▶ TASK STATEMENT:
From the first line of the entries below through the line bearing "from bokeh.resources import INLINE", write out each line exactly. Omit pictures.

▶ ENTRIES SUPPLIED:
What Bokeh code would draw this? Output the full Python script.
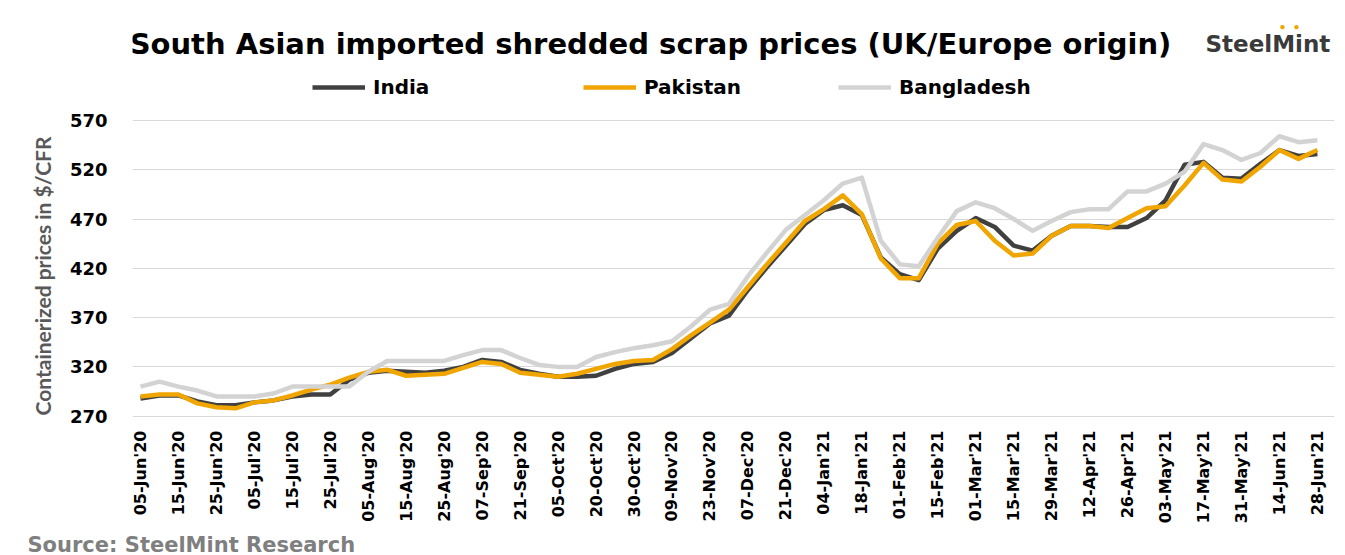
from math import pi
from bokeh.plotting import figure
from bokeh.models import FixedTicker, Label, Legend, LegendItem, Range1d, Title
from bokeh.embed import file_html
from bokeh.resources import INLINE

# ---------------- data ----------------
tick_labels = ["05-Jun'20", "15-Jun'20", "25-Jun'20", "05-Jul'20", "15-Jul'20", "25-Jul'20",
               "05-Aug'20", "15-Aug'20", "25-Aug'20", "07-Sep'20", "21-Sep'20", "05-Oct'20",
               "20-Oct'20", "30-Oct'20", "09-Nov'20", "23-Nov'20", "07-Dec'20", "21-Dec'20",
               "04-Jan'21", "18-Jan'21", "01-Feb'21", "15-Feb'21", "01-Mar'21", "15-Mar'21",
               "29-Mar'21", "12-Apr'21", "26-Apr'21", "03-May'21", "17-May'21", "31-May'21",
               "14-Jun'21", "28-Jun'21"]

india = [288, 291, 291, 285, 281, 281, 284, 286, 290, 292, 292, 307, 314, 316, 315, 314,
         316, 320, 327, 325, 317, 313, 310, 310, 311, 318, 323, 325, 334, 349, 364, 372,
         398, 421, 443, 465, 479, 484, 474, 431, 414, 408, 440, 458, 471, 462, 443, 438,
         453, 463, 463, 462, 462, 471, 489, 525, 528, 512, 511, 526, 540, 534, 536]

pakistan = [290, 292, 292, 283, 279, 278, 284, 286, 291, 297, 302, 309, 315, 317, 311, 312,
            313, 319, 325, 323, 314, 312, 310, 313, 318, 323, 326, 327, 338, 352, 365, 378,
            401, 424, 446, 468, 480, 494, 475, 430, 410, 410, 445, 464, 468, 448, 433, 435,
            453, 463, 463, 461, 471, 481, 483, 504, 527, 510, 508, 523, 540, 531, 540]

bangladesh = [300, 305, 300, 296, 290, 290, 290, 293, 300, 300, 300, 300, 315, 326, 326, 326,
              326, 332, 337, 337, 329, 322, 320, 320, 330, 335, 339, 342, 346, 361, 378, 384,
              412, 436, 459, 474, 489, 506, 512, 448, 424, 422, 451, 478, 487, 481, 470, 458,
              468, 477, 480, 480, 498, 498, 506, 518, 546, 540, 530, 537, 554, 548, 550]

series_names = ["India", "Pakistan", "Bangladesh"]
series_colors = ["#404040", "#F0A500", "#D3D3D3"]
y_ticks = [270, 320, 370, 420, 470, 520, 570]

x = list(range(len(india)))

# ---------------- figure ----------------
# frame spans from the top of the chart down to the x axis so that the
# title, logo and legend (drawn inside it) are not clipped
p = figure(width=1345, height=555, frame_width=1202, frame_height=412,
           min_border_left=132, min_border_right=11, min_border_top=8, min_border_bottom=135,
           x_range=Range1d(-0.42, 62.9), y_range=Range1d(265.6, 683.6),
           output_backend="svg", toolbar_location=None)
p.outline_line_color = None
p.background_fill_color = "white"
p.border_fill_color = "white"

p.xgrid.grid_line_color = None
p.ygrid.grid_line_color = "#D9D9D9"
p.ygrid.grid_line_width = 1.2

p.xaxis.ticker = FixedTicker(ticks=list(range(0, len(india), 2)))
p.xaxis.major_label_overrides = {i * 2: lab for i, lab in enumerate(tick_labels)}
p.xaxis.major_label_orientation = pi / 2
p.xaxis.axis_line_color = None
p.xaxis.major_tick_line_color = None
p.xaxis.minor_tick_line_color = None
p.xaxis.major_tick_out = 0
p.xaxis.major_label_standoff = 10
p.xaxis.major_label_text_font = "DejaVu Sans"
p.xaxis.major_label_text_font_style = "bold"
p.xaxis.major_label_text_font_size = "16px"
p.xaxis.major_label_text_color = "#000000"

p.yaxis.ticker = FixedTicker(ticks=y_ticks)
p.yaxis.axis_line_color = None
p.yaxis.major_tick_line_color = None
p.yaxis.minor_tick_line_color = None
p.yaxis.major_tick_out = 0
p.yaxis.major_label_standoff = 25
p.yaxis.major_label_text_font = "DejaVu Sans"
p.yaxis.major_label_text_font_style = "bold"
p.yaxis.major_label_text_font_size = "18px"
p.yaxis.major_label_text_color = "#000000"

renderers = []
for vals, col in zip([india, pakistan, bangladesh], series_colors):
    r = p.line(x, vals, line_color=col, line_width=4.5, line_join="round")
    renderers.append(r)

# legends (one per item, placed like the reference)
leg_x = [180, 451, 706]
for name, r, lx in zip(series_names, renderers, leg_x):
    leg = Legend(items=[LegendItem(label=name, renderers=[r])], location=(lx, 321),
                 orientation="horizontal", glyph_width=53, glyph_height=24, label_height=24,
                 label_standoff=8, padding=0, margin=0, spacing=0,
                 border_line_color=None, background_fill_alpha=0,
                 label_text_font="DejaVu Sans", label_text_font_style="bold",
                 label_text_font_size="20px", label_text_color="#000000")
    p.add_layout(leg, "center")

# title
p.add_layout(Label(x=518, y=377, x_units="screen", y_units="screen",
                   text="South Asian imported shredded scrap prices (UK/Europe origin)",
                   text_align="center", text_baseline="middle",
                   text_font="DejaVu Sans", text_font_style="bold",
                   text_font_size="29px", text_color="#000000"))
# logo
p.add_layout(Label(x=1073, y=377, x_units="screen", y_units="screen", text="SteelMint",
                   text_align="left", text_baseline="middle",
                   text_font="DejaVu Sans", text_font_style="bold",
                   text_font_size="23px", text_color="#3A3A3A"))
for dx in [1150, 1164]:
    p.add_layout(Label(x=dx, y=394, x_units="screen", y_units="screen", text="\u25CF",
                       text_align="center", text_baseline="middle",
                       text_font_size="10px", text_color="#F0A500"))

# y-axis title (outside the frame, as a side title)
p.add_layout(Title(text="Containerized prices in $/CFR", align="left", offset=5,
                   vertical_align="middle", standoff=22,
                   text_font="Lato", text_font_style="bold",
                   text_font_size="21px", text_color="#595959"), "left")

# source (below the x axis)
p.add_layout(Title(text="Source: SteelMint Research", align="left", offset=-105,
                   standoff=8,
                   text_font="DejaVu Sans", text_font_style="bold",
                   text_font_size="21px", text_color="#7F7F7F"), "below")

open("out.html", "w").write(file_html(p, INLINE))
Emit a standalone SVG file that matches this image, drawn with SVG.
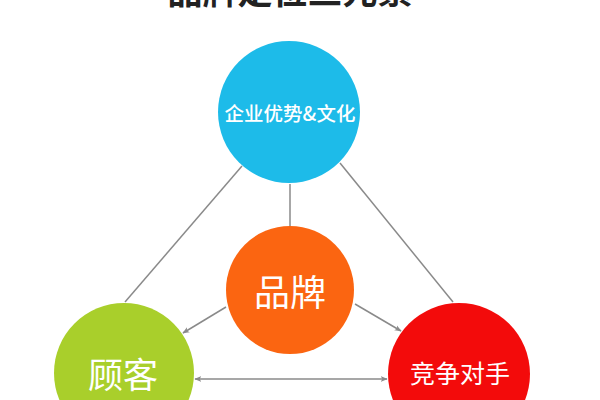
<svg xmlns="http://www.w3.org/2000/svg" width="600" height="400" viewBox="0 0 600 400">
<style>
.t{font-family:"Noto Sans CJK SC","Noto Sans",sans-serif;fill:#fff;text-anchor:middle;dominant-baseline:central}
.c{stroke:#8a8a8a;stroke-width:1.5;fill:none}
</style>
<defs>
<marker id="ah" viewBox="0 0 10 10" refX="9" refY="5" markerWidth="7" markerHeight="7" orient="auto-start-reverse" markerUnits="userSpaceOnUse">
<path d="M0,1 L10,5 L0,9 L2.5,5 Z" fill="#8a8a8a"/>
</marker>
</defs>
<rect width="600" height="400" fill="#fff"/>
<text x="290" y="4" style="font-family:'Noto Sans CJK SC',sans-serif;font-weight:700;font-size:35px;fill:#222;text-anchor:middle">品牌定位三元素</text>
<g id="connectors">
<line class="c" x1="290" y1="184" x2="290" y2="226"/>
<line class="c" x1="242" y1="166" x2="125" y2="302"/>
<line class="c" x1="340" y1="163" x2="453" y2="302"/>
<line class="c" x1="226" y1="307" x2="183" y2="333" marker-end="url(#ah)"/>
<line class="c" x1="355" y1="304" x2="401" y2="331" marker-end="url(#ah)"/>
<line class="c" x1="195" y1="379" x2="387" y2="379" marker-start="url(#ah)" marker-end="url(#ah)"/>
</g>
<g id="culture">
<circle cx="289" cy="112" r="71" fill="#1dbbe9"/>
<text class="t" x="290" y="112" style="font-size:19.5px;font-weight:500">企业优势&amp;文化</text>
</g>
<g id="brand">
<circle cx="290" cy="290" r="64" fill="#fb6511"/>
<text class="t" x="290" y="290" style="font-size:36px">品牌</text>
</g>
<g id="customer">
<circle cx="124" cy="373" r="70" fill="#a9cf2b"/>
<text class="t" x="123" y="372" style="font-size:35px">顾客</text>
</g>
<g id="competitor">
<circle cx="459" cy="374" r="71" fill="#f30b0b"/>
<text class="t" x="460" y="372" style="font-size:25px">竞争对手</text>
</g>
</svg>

▶ WORKED SOLUTION:
What Bokeh code would draw this? Output the full Python script.
from math import pi
from bokeh.plotting import figure
from bokeh.models import FixedTicker, Label, Legend, LegendItem, Range1d, Title
from bokeh.embed import file_html
from bokeh.resources import INLINE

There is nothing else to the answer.